• Short task: Restate the whole of the material. Keep every word, and drop the pictures.
─── Data segment
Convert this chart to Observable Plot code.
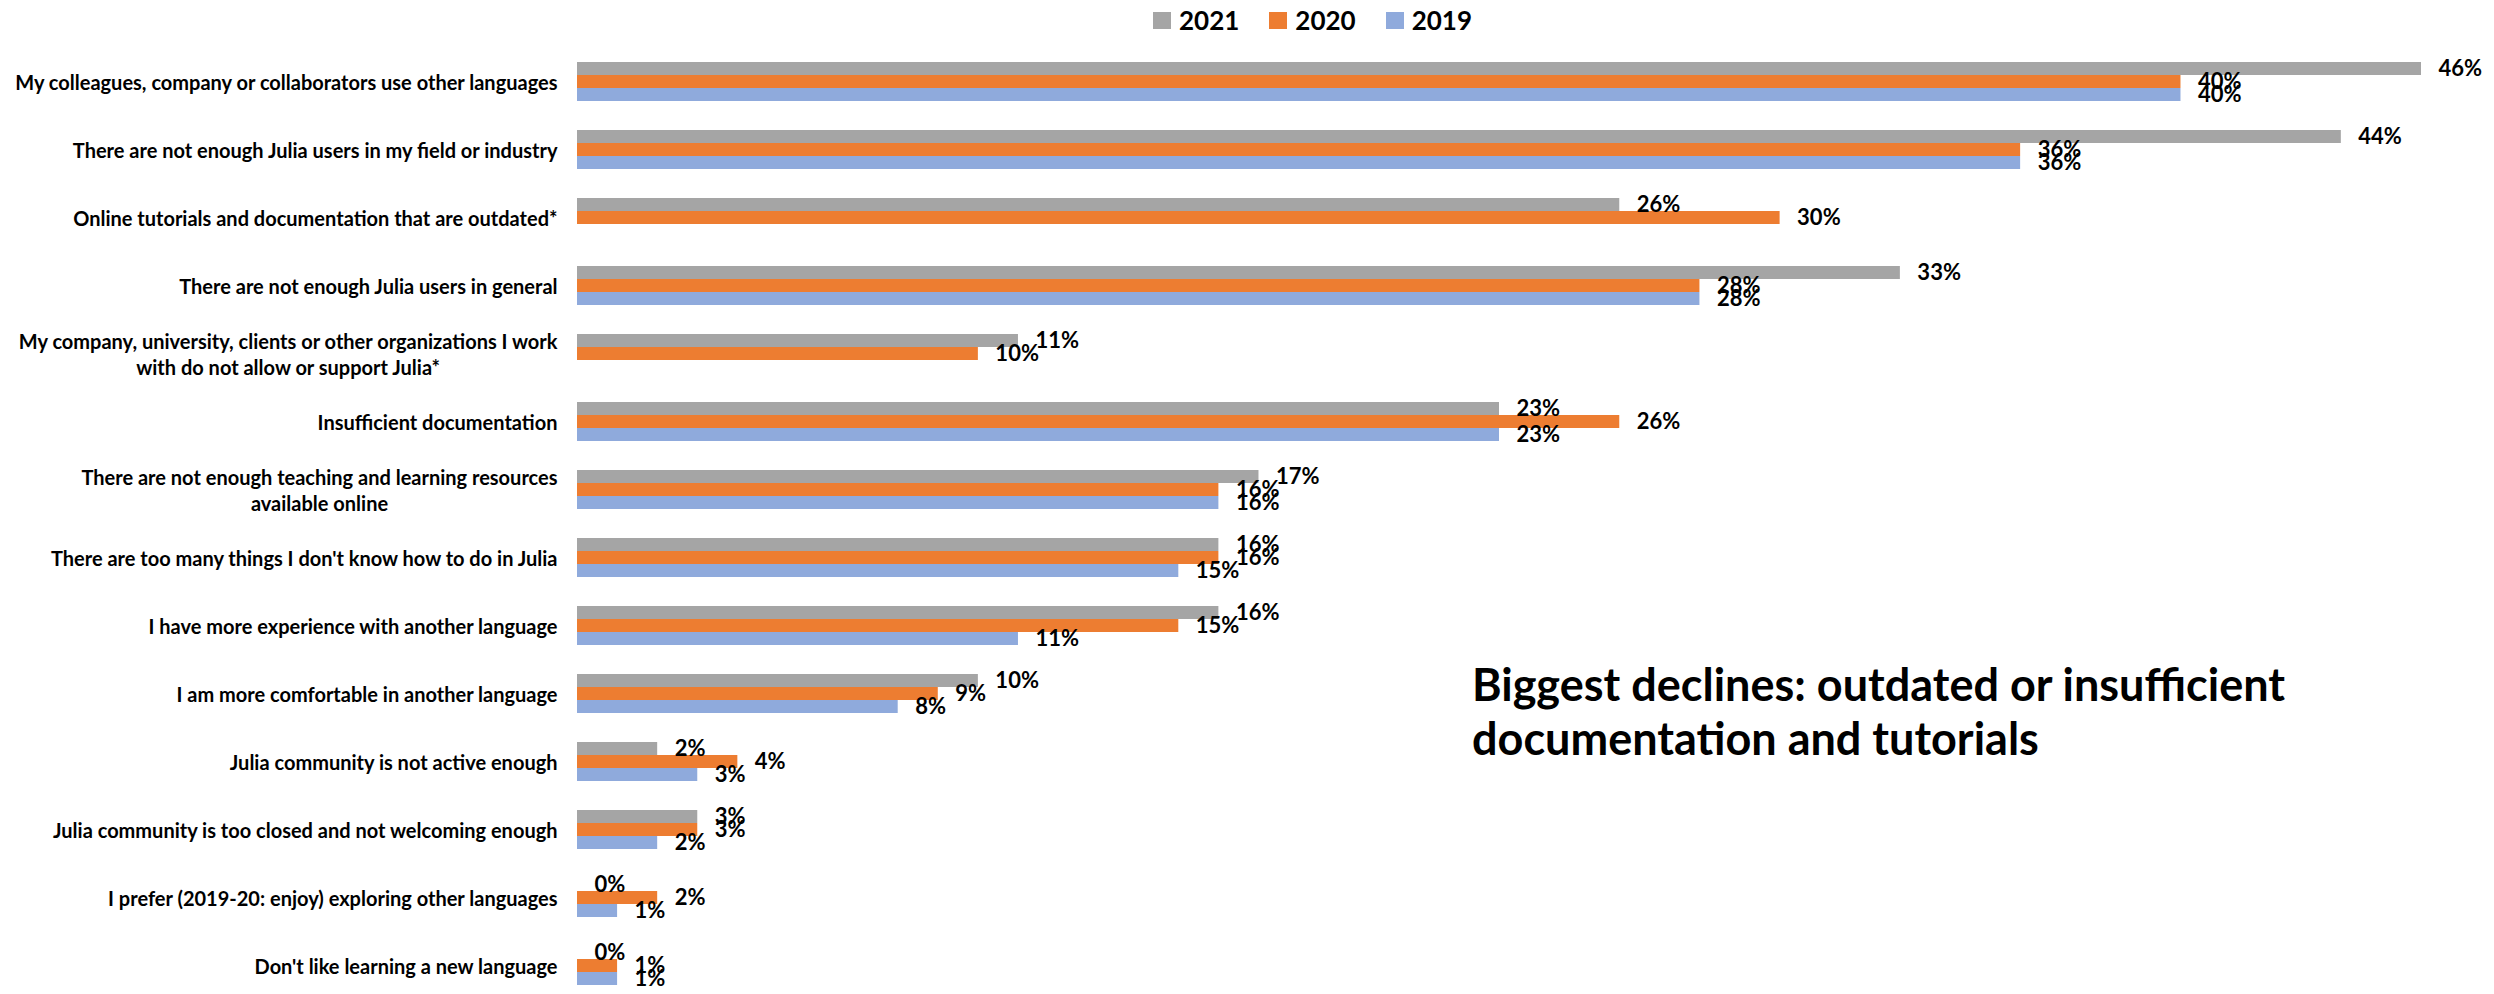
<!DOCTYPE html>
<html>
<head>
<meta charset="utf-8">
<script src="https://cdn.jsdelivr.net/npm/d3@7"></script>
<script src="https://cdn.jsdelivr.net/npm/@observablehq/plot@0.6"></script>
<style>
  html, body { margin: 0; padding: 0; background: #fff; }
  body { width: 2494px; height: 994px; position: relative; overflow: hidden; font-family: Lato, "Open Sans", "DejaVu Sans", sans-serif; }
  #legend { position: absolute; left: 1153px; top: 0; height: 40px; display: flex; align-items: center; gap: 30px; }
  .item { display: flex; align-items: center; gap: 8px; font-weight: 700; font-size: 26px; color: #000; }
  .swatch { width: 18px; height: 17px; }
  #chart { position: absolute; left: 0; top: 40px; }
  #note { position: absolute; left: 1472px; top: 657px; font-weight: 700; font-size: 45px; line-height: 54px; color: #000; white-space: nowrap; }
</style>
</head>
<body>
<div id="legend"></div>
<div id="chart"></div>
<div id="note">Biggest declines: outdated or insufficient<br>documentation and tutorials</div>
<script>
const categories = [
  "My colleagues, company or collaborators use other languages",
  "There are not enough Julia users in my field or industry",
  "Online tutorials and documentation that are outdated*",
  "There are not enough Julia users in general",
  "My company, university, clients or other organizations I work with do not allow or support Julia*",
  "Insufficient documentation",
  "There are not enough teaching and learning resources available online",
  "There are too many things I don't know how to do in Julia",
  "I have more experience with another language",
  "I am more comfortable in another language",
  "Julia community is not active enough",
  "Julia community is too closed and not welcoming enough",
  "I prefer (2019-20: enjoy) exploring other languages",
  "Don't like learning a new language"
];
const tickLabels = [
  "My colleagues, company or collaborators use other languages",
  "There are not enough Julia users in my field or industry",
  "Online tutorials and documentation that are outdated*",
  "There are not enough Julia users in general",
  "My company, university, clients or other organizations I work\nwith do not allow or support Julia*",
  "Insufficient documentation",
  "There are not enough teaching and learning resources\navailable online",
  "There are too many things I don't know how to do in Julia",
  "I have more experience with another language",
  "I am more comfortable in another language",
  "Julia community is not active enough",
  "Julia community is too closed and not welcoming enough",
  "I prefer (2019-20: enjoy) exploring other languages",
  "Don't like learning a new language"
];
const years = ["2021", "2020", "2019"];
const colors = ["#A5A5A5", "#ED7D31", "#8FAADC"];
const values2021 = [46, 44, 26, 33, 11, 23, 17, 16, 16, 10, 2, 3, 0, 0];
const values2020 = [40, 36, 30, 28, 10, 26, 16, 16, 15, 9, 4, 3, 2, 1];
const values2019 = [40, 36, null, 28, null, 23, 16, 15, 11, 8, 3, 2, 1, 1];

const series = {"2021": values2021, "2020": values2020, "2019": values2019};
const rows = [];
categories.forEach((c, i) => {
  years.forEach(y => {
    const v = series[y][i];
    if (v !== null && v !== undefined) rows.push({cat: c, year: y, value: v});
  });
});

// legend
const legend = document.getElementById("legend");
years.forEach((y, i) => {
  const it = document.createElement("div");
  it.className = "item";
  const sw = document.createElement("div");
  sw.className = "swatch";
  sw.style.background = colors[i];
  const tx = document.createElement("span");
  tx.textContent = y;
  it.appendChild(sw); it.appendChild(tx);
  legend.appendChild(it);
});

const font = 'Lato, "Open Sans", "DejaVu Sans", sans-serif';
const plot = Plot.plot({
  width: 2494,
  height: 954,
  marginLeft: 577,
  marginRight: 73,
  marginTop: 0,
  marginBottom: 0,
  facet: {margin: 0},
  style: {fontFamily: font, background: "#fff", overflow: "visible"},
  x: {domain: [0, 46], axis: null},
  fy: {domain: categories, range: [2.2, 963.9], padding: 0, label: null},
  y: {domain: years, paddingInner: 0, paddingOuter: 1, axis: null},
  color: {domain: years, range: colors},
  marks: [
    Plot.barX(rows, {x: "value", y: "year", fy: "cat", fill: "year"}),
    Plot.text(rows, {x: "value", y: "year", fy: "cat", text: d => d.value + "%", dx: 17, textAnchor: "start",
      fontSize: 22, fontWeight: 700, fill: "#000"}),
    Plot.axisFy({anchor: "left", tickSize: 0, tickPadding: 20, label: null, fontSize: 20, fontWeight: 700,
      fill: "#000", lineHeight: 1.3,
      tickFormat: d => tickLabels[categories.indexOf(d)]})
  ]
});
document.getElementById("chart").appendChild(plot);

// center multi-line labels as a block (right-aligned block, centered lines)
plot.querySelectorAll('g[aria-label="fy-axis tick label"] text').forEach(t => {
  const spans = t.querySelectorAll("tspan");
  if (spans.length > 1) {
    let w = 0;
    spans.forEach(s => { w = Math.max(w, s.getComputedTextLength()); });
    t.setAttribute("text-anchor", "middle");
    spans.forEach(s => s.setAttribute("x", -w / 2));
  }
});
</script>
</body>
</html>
──────
• Complete response:
Convert this chart to Observable Plot code.
<!DOCTYPE html>
<html>
<head>
<meta charset="utf-8">
<script src="https://cdn.jsdelivr.net/npm/d3@7"></script>
<script src="https://cdn.jsdelivr.net/npm/@observablehq/plot@0.6"></script>
<style>
  html, body { margin: 0; padding: 0; background: #fff; }
  body { width: 2494px; height: 994px; position: relative; overflow: hidden; font-family: Lato, "Open Sans", "DejaVu Sans", sans-serif; }
  #legend { position: absolute; left: 1153px; top: 0; height: 40px; display: flex; align-items: center; gap: 30px; }
  .item { display: flex; align-items: center; gap: 8px; font-weight: 700; font-size: 26px; color: #000; }
  .swatch { width: 18px; height: 17px; }
  #chart { position: absolute; left: 0; top: 40px; }
  #note { position: absolute; left: 1472px; top: 657px; font-weight: 700; font-size: 45px; line-height: 54px; color: #000; white-space: nowrap; }
</style>
</head>
<body>
<div id="legend"></div>
<div id="chart"></div>
<div id="note">Biggest declines: outdated or insufficient<br>documentation and tutorials</div>
<script>
const categories = [
  "My colleagues, company or collaborators use other languages",
  "There are not enough Julia users in my field or industry",
  "Online tutorials and documentation that are outdated*",
  "There are not enough Julia users in general",
  "My company, university, clients or other organizations I work with do not allow or support Julia*",
  "Insufficient documentation",
  "There are not enough teaching and learning resources available online",
  "There are too many things I don't know how to do in Julia",
  "I have more experience with another language",
  "I am more comfortable in another language",
  "Julia community is not active enough",
  "Julia community is too closed and not welcoming enough",
  "I prefer (2019-20: enjoy) exploring other languages",
  "Don't like learning a new language"
];
const tickLabels = [
  "My colleagues, company or collaborators use other languages",
  "There are not enough Julia users in my field or industry",
  "Online tutorials and documentation that are outdated*",
  "There are not enough Julia users in general",
  "My company, university, clients or other organizations I work\nwith do not allow or support Julia*",
  "Insufficient documentation",
  "There are not enough teaching and learning resources\navailable online",
  "There are too many things I don't know how to do in Julia",
  "I have more experience with another language",
  "I am more comfortable in another language",
  "Julia community is not active enough",
  "Julia community is too closed and not welcoming enough",
  "I prefer (2019-20: enjoy) exploring other languages",
  "Don't like learning a new language"
];
const years = ["2021", "2020", "2019"];
const colors = ["#A5A5A5", "#ED7D31", "#8FAADC"];
const values2021 = [46, 44, 26, 33, 11, 23, 17, 16, 16, 10, 2, 3, 0, 0];
const values2020 = [40, 36, 30, 28, 10, 26, 16, 16, 15, 9, 4, 3, 2, 1];
const values2019 = [40, 36, null, 28, null, 23, 16, 15, 11, 8, 3, 2, 1, 1];

const series = {"2021": values2021, "2020": values2020, "2019": values2019};
const rows = [];
categories.forEach((c, i) => {
  years.forEach(y => {
    const v = series[y][i];
    if (v !== null && v !== undefined) rows.push({cat: c, year: y, value: v});
  });
});

// legend
const legend = document.getElementById("legend");
years.forEach((y, i) => {
  const it = document.createElement("div");
  it.className = "item";
  const sw = document.createElement("div");
  sw.className = "swatch";
  sw.style.background = colors[i];
  const tx = document.createElement("span");
  tx.textContent = y;
  it.appendChild(sw); it.appendChild(tx);
  legend.appendChild(it);
});

const font = 'Lato, "Open Sans", "DejaVu Sans", sans-serif';
const plot = Plot.plot({
  width: 2494,
  height: 954,
  marginLeft: 577,
  marginRight: 73,
  marginTop: 0,
  marginBottom: 0,
  facet: {margin: 0},
  style: {fontFamily: font, background: "#fff", overflow: "visible"},
  x: {domain: [0, 46], axis: null},
  fy: {domain: categories, range: [2.2, 963.9], padding: 0, label: null},
  y: {domain: years, paddingInner: 0, paddingOuter: 1, axis: null},
  color: {domain: years, range: colors},
  marks: [
    Plot.barX(rows, {x: "value", y: "year", fy: "cat", fill: "year"}),
    Plot.text(rows, {x: "value", y: "year", fy: "cat", text: d => d.value + "%", dx: 17, textAnchor: "start",
      fontSize: 22, fontWeight: 700, fill: "#000"}),
    Plot.axisFy({anchor: "left", tickSize: 0, tickPadding: 20, label: null, fontSize: 20, fontWeight: 700,
      fill: "#000", lineHeight: 1.3,
      tickFormat: d => tickLabels[categories.indexOf(d)]})
  ]
});
document.getElementById("chart").appendChild(plot);

// center multi-line labels as a block (right-aligned block, centered lines)
plot.querySelectorAll('g[aria-label="fy-axis tick label"] text').forEach(t => {
  const spans = t.querySelectorAll("tspan");
  if (spans.length > 1) {
    let w = 0;
    spans.forEach(s => { w = Math.max(w, s.getComputedTextLength()); });
    t.setAttribute("text-anchor", "middle");
    spans.forEach(s => s.setAttribute("x", -w / 2));
  }
});
</script>
</body>
</html>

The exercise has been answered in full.